I’ve felt over the past few months that if the Twins sign Mauer to this contract it would just be a coo for the organization. A coo in the sense that they have their new ballpark, they would have their native son under contract so why bother going all out.
My belief was if you thought signing free agents like Craig Monroe, Butch Husky, Tony Batista and Adam Everett was bad; wait until you see the mutts they’d sign when one of the team’s players is making more than one-fifth the payroll.
Upon further review this isn’t entirely correct. My thoughts were the payroll was going to be at the $75 million range it’s been around but actually it’s going to be around $100 mil. That’s Lil’ Wayne type money!
So they’ll still have as much money lying around for payroll as they have in the past.

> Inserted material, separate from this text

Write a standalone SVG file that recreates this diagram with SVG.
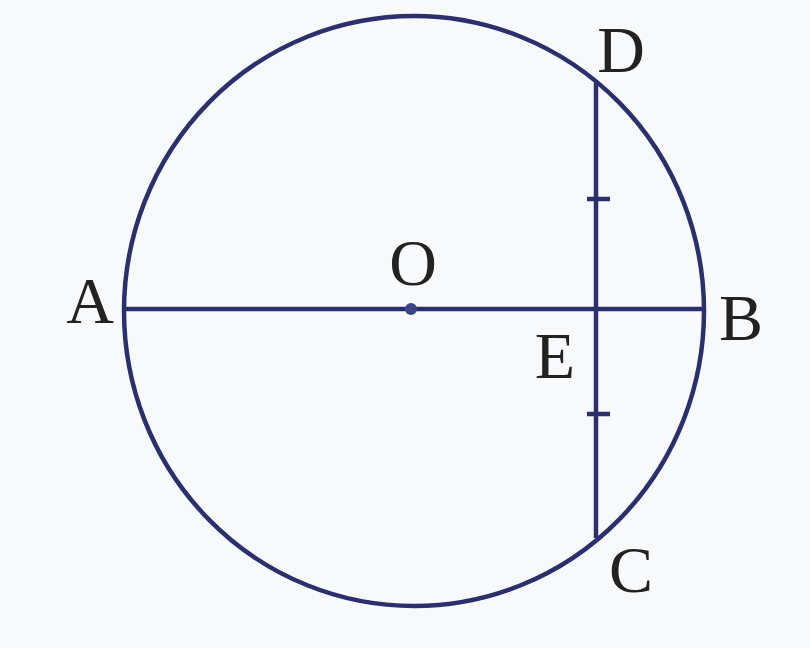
<svg xmlns="http://www.w3.org/2000/svg" width="810" height="648" viewBox="0 0 810 648">
<style>
.ln{stroke:#2b2f6b;stroke-width:4.5;fill:none}
.lb{font-family:"Liberation Serif","Times New Roman",serif;font-size:66px;fill:#222;text-anchor:middle}
</style>
<rect width="810" height="648" fill="#f8f9fb"/>
<g id="circle"><ellipse class="ln" cx="414" cy="311" rx="290" ry="295"/></g>
<g id="connectors">
<line id="AB" class="ln" x1="125" y1="309" x2="704" y2="309"/>
<line id="DC" class="ln" x1="596" y1="83" x2="596" y2="538"/>
<line class="ln" x1="587" y1="199" x2="610" y2="199" stroke-width="7"/>
<line class="ln" x1="587" y1="414" x2="610" y2="414" stroke-width="7"/>
</g>
<g id="O"><circle cx="411" cy="309" r="6" fill="#3a4585"/><text class="lb" x="413" y="285">O</text></g>
<g id="A"><text class="lb" x="90" y="323">A</text></g>
<g id="B"><text class="lb" x="741" y="340">B</text></g>
<g id="E"><text class="lb" x="555" y="378">E</text></g>
<g id="D"><text class="lb" x="621" y="72">D</text></g>
<g id="C"><text class="lb" x="631" y="592">C</text></g>
</svg>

Add in the added money they’ll be making off women buying new Joe Mauer pink t-shirt jerseys, revenue from price increases on concessions and merchandise and increased revenue from TV/Radio contracts and this deal is a no-brainer.
Add in that several million dollars will come off the books after the season when Nick Punto’s contract expires and Jim Thome (presumably) retires and they’ll still have some money to throw around.
The overlying criticism about the deal is that it’s a lot of money and a lot of years to commit to a catcher.
Hey, This isn’t just any catcher. This is Joe freakin’ Mauer.
ESPN.com’s Rob Neyer said this is a good deal for the first two years of the contract, then after that it’s a crapshoot. The Wall Street Journal’s Jonah Keri pontificated that there’s a 40% chance the Twins will end up regretting this deal.
Well what exactly is the worst-case scenario? It’d probably be Mauer having career ending injuries and be out of baseball by 2013. I think that’s highly unlikely.
Second-worst? A few years into the contract Mauer has to change positions. I’m sorry but I guess I wouldn’t cry myself to sleep is Joe Mauer was our starting third baseman in 2014 or playing first base/designated hitter the last couple of years of his run, because we all know Paul Molitor failed so miserably doing that for the Twins.
Third-worst? The Twins continue to make the playoffs, but don’t continue to develop minor league players like they have. Then they’ll have to rely on marketing Joe and the new ballpark to get fans in attendance.
So I feel Neyer’s analysis is flawed because Mauer CAN BE versatile
Keri’s analysis is fatally flawed because Joe Mauer is a hometown hero and will sell tickets to the new ballpark until the day he retires
My previous fear that they will not fully try to be competitive behind Joe and the new park isn’t realistic either.
This is a win for the organization, Joe Mauer, the fans and baseball. The only loser’s would have to be the Boston Red Sox and the New York Yankees.